Shifting to a visual language teaches you that everything you want to say can also be shown. And not quite in the writerly “show not tell” way. Instead of saying “a dog jumped on my lap,” for example, a signing storyteller might show you how big the dog was, the angle it approached from and whether it ran over from a distance or just clumsily plopped down.

Letting go of the need for “precise” language, and the need to translate every signed sentence into an English one in my mind, was possible only after I embraced ASL’s emotionality. This was easier said than done, though: My facial expressions tend to be muted, so learning how to adequately emote while signing has been my greatest challenge. One day during a Level 2 class, a teacher called me out on it. “It doesn’t make sense for you to sign ‘frustrated’ if your face doesn’t look at all frustrated,” she told me — it’s like speaking in a deadpan monotone while claiming you’re angry. I felt as if I were back in kindergarten learning to distinguish among emotions. During those classes, feeling stiff and unwilling to make a fool out of myself, I’d avoid volunteering answers. My face softened over the months, but I could not — and still sometimes struggle to — intuit the lines between underemoting, emoting just enough for vibrancy and humor, and goofily exaggerating. Even now, with no way to hide behind my usual euphemisms or analogies, emoting still feels at times too frank and candid.

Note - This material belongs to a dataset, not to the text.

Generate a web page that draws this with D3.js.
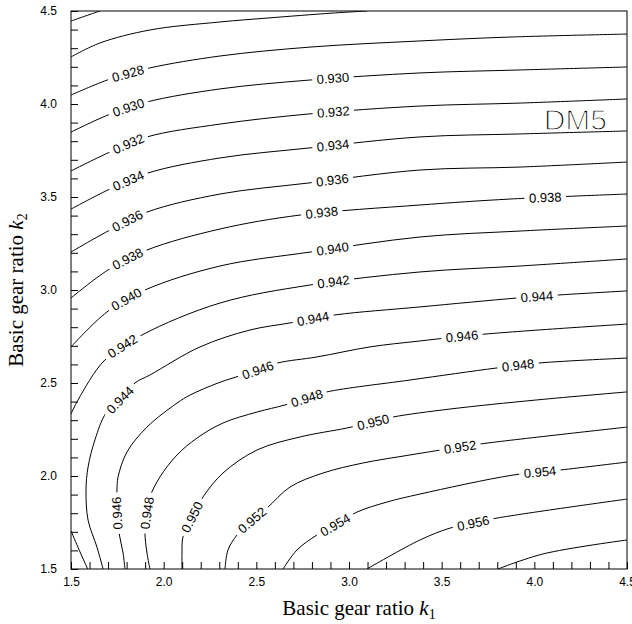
<!DOCTYPE html>
<html>
<head>
<meta charset="utf-8">
<script src="https://cdn.jsdelivr.net/npm/d3@7"></script>
<style>
  body { margin: 0; background: #fff; }
  svg { display: block; }
  .tick text { font-family: "Liberation Sans", Arial, sans-serif; font-size: 12px; fill: #000; }
  .tick line { stroke: #000; }
</style>
</head>
<body>
<div id="chart-area"></div>
<script>
// contour lines, [k1, k2]
const line924 = [[1.5, 4.446], [1.58, 4.474], [1.656, 4.5]];
const line926 = [[1.5, 4.253], [1.656, 4.328], [1.926, 4.398], [2.304, 4.441], [2.558, 4.462], [2.914, 4.489], [3.097, 4.5]];
const line928 = [[1.5, 4.048], [1.71, 4.134], [1.926, 4.194], [2.304, 4.258], [2.79, 4.306], [3.383, 4.339], [3.869, 4.36], [4.5, 4.376]];
const line930 = [[1.5, 3.849], [1.7, 3.941], [1.91, 4.011], [2.304, 4.081], [2.79, 4.129], [3.383, 4.167], [3.923, 4.183], [4.5, 4.199]];
const line932 = [[1.5, 3.64], [1.7, 3.737], [1.91, 3.823], [2.304, 3.892], [2.779, 3.946], [3.383, 3.989], [3.923, 4.005], [4.5, 4.027]];
const line934 = [[1.5, 3.435], [1.7, 3.538], [1.915, 3.629], [2.304, 3.71], [2.779, 3.763], [3.383, 3.823], [3.923, 3.839], [4.5, 3.855]];
const line936 = [[1.5, 3.204], [1.7, 3.317], [1.91, 3.419], [2.304, 3.516], [2.779, 3.575], [3.383, 3.645], [3.923, 3.661], [4.5, 3.688]];
const line938 = [[1.5, 2.957], [1.7, 3.108], [1.91, 3.215], [2.304, 3.328], [2.736, 3.403], [3.383, 3.457], [3.869, 3.489], [4.5, 3.516]];
const line940 = [[1.5, 2.694], [1.694, 2.882], [1.899, 3.0], [2.304, 3.129], [2.79, 3.204], [3.383, 3.285], [3.923, 3.317], [4.5, 3.344]];
const line942 = [[1.5, 2.333], [1.538, 2.409], [1.683, 2.624], [1.883, 2.758], [2.304, 2.93], [2.79, 3.027], [3.383, 3.097], [3.923, 3.129], [4.5, 3.167]];
const line942b = [[1.5, 1.705], [1.545, 1.6], [1.59, 1.5]];
const line944 = [[1.673, 1.5], [1.64, 1.618], [1.592, 1.763], [1.581, 1.925], [1.592, 2.048], [1.629, 2.194], [1.689, 2.339], [1.764, 2.409], [1.845, 2.5], [1.926, 2.543], [2.196, 2.694], [2.466, 2.785], [2.682, 2.823], [2.925, 2.866], [3.383, 2.909], [3.907, 2.957], [4.128, 2.973], [4.5, 2.995]];
const line946 = [[1.791, 1.5], [1.781, 1.586], [1.759, 1.694], [1.748, 1.801], [1.748, 1.925], [1.754, 1.995], [1.802, 2.129], [1.91, 2.263], [2.072, 2.392], [2.142, 2.435], [2.293, 2.5], [2.374, 2.527], [2.509, 2.57], [2.617, 2.608], [2.827, 2.64], [3.113, 2.694], [3.383, 2.726], [3.734, 2.763], [4.5, 2.817]];
const line948 = [[1.926, 1.5], [1.91, 1.586], [1.899, 1.699], [1.91, 1.801], [1.926, 1.887], [1.98, 1.995], [2.072, 2.113], [2.18, 2.204], [2.32, 2.285], [2.504, 2.344], [2.655, 2.382], [2.773, 2.419], [2.881, 2.452], [3.329, 2.516], [3.799, 2.581], [4.031, 2.608], [4.5, 2.634]];
const line950 = [[2.099, 1.5], [2.099, 1.586], [2.104, 1.672], [2.153, 1.78], [2.212, 1.887], [2.32, 2.016], [2.504, 2.14], [2.736, 2.21], [2.989, 2.258], [3.13, 2.29], [3.237, 2.317], [3.545, 2.36], [4.014, 2.409], [4.5, 2.452]];
const line952 = [[2.331, 1.5], [2.347, 1.602], [2.396, 1.683], [2.477, 1.763], [2.558, 1.828], [2.682, 1.941], [2.86, 2.016], [3.076, 2.07], [3.329, 2.113], [3.599, 2.156], [3.745, 2.177], [4.5, 2.263]];
const line954 = [[2.644, 1.5], [2.719, 1.602], [2.827, 1.683], [2.925, 1.737], [3.043, 1.806], [3.205, 1.86], [3.383, 1.903], [3.885, 2.005], [4.139, 2.032], [4.5, 2.075]];
const line956 = [[3.097, 1.5], [3.383, 1.656], [3.545, 1.72], [3.669, 1.747], [3.799, 1.774], [4.5, 1.876]];
const line958 = [[3.804, 1.5], [4.047, 1.581], [4.5, 1.656]];

// [level, k1, k2] where each label sits
const contourLabels = [
  [0.928, 1.808, 4.167],
  [0.930, 1.808, 3.989], [0.930, 2.914, 4.140],
  [0.932, 1.808, 3.790], [0.932, 2.914, 3.957],
  [0.934, 1.808, 3.591], [0.934, 2.914, 3.785],
  [0.936, 1.802, 3.376], [0.936, 2.908, 3.602],
  [0.938, 1.808, 3.161], [0.938, 2.854, 3.414], [0.938, 4.058, 3.500],
  [0.940, 1.802, 2.946], [0.940, 2.908, 3.242],
  [0.942, 1.781, 2.694], [0.942, 2.914, 3.054],
  [0.944, 1.764, 2.409], [0.944, 2.806, 2.844], [0.944, 4.014, 2.968],
  [0.946, 1.748, 1.801], [0.946, 2.509, 2.570], [0.946, 3.610, 2.753],
  [0.948, 1.910, 1.801], [0.948, 2.773, 2.419], [0.948, 3.912, 2.597],
  [0.950, 2.153, 1.780], [0.950, 3.130, 2.290],
  [0.952, 2.477, 1.763], [0.952, 3.599, 2.156],
  [0.954, 2.925, 1.737], [0.954, 4.031, 2.022],
  [0.956, 3.669, 1.747]
];

const majorTicks = [1.5, 2.0, 2.5, 3.0, 3.5, 4.0, 4.5];
const minorTicks = d3.range(15, 46).map(d => d / 10);

const contourLines = [
  { level: 0.924, points: line924 },
  { level: 0.926, points: line926 },
  { level: 0.928, points: line928 },
  { level: 0.930, points: line930 },
  { level: 0.932, points: line932 },
  { level: 0.934, points: line934 },
  { level: 0.936, points: line936 },
  { level: 0.938, points: line938 },
  { level: 0.940, points: line940 },
  { level: 0.942, points: line942 },
  { level: 0.942, points: line942b },
  { level: 0.944, points: line944 },
  { level: 0.946, points: line946 },
  { level: 0.948, points: line948 },
  { level: 0.950, points: line950 },
  { level: 0.952, points: line952 },
  { level: 0.954, points: line954 },
  { level: 0.956, points: line956 },
  { level: 0.958, points: line958 }
];

const chartWidth = 632;
const chartHeight = 624;
const margin = { top: 11, left: 71, right: 5, bottom: 55 };
const plotWidth = chartWidth - margin.left - margin.right;
const plotHeight = chartHeight - margin.top - margin.bottom;

const svg = d3.select("#chart-area")
  .append("svg")
  .attr("width", chartWidth)
  .attr("height", chartHeight);

const xScale = d3.scaleLinear().domain([1.5, 4.5]).range([0, plotWidth]);
const yScale = d3.scaleLinear().domain([1.5, 4.5]).range([plotHeight, 0]);

const fmt = d3.format(".1f");
const fmt3 = d3.format(".3f");
const isMajor = d => majorTicks.some(m => Math.abs(m - d) < 1e-6);

const defs = svg.append("defs");
defs.append("clipPath")
  .attr("id", "plot-clip")
  .append("rect")
  .attr("width", plotWidth)
  .attr("height", plotHeight);

const mask = defs.append("mask")
  .attr("id", "label-gaps")
  .attr("maskUnits", "userSpaceOnUse")
  .attr("x", -10).attr("y", -10)
  .attr("width", plotWidth + 20).attr("height", plotHeight + 20);
mask.append("rect")
  .attr("x", -10).attr("y", -10)
  .attr("width", plotWidth + 20).attr("height", plotHeight + 20)
  .attr("fill", "#fff");

const plot = svg.append("g")
  .attr("transform", "translate(" + margin.left + "," + margin.top + ")");

// axes, ticks point inward
const axisY = d3.axisLeft(yScale)
  .tickValues(minorTicks)
  .tickSize(-7)
  .tickPadding(14)
  .tickFormat(d => isMajor(d) ? fmt(d) : "");

plot.append("g")
  .call(axisY)
  .call(g => g.select(".domain").remove());

const axisX = d3.axisBottom(xScale)
  .tickValues(minorTicks)
  .tickSize(-7)
  .tickPadding(8)
  .tickFormat(d => isMajor(d) ? fmt(d) : "");

plot.append("g")
  .attr("transform", "translate(0," + plotHeight + ")")
  .call(axisX)
  .call(g => g.select(".domain").remove());

const lineGen = d3.line()
  .x(d => xScale(d[0]))
  .y(d => yScale(d[1]))
  .curve(d3.curveCatmullRom.alpha(0.5));

const contourGroup = plot.append("g")
  .attr("clip-path", "url(#plot-clip)")
  .append("g")
  .attr("mask", "url(#label-gaps)");

const paths = contourGroup.selectAll("path")
  .data(contourLines)
  .enter()
  .append("path")
  .attr("d", d => lineGen(d.points))
  .attr("fill", "none")
  .attr("stroke", "#000")
  .attr("stroke-width", 1);

// place labels on the nearest point of the matching contour
const labelGroup = plot.append("g");
contourLabels.forEach(([level, k1, k2]) => {
  const tx = xScale(k1), ty = yScale(k2);
  let best = null;
  paths.filter(d => d.level === level).each(function () {
    const len = this.getTotalLength();
    for (let s = 0; s <= len; s += 0.5) {
      const p = this.getPointAtLength(s);
      const dist = (p.x - tx) ** 2 + (p.y - ty) ** 2;
      if (!best || dist < best.dist) best = { dist, s, node: this, len, p };
    }
  });
  const p1 = best.node.getPointAtLength(Math.max(0, best.s - 5));
  const p2 = best.node.getPointAtLength(Math.min(best.len, best.s + 5));
  let angle = Math.atan2(p2.y - p1.y, p2.x - p1.x) * 180 / Math.PI;
  // steep labels read upwards, like the original
  if (angle > 75) angle -= 180;
  if (angle <= -105) angle += 180;

  const text = labelGroup.append("text")
    .attr("transform", "translate(" + best.p.x + "," + best.p.y + ") rotate(" + angle + ")")
    .attr("text-anchor", "middle")
    .attr("dy", "0.36em")
    .attr("font-family", "'Liberation Sans', Arial, sans-serif")
    .attr("font-size", 13)
    .text(fmt3(level));
  const w = text.node().getComputedTextLength() + 9;
  mask.append("rect")
    .attr("x", -w / 2).attr("y", -7)
    .attr("width", w).attr("height", 14)
    .attr("fill", "#000")
    .attr("transform", "translate(" + best.p.x + "," + best.p.y + ") rotate(" + angle + ")");
});

// frame
plot.append("rect")
  .attr("width", plotWidth)
  .attr("height", plotHeight)
  .attr("fill", "none")
  .attr("stroke", "#000")
  .attr("stroke-width", 1);

// DM5 tag, thinned with a white stroke on top of the fill
plot.append("text")
  .attr("x", xScale(4.5) - 20)
  .attr("y", 119)
  .attr("text-anchor", "end")
  .attr("font-family", "'Liberation Sans', Arial, sans-serif")
  .attr("font-size", 30)
  .attr("fill", "#000")
  .attr("stroke", "#fff")
  .attr("stroke-width", 1.4)
  .text("DM5");

// axis titles
const xTitle = svg.append("text")
  .attr("x", margin.left + plotWidth / 2 + 10)
  .attr("y", 615)
  .attr("text-anchor", "middle")
  .attr("font-family", "'Liberation Serif', 'Times New Roman', serif")
  .attr("font-size", 21);
xTitle.append("tspan").text("Basic gear ratio ");
xTitle.append("tspan").attr("font-style", "italic").text("k");
xTitle.append("tspan").attr("font-size", 14).attr("dy", 4).text("1");

const yTitle = svg.append("text")
  .attr("transform", "translate(23," + (margin.top + plotHeight / 2) + ") rotate(-90)")
  .attr("text-anchor", "middle")
  .attr("font-family", "'Liberation Serif', 'Times New Roman', serif")
  .attr("font-size", 21);
yTitle.append("tspan").text("Basic gear ratio ");
yTitle.append("tspan").attr("font-style", "italic").text("k");
yTitle.append("tspan").attr("font-size", 14).attr("dy", 4).text("2");
</script>
</body>
</html>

I’ve returned week after week to ASL classes for almost two years now. I can hear — and when I began studying, I did not know any deaf or hard-of-hearing people. My initial reasons were myriad and low-stakes: As children, my sister and I were obsessed with “secret languages”; a high school friend with a hard-of-hearing sister taught me to sign and got me hooked; I wanted the ability to “talk” in a loud bar without shouting.

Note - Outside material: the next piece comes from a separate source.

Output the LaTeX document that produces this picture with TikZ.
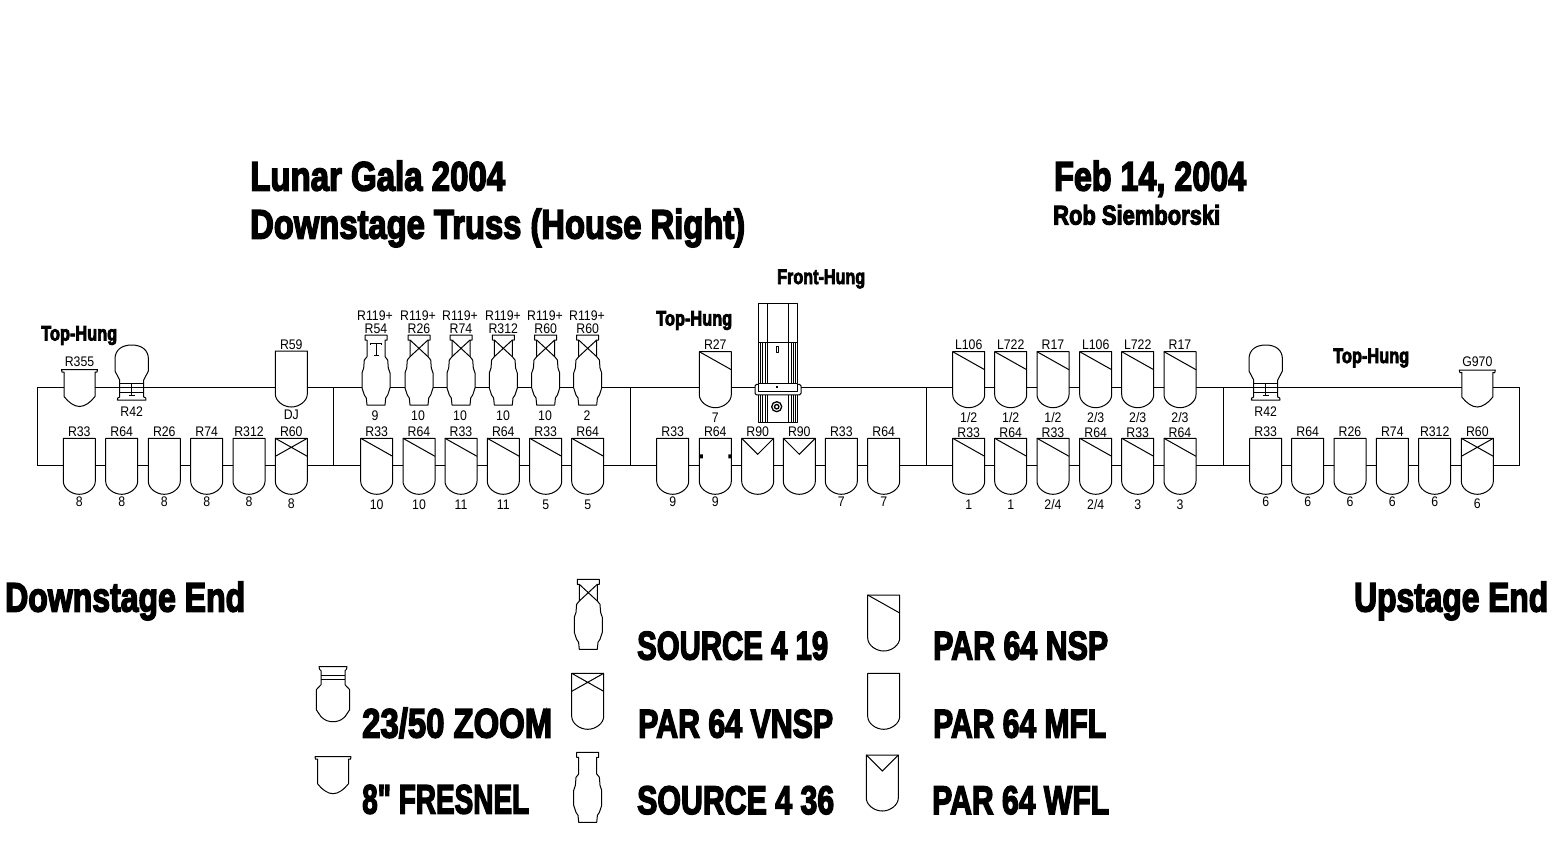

But those reasons don’t capture what has made studying ASL so rewarding. If someone tells you how they feel, they might not say the words “astonished,” “affronted” or “overjoyed,” but they’ll show you with their face and body, and the showing will lead to something unusual for someone as invested in language as I am: You’ll understand because you feel it. While ASL may not wholly share a vocabulary with English, that doesn’t mean it lacks precision. Its precision, I’ve learned, lies in the common language of the body. The poet Adrienne Rich writes of silence as a “blueprint to a life” that has presence and form. For me, signing made that blueprint clear, showing me that the body is what gives language life. Access to that language required that I attune myself to emotion — both my own and others’.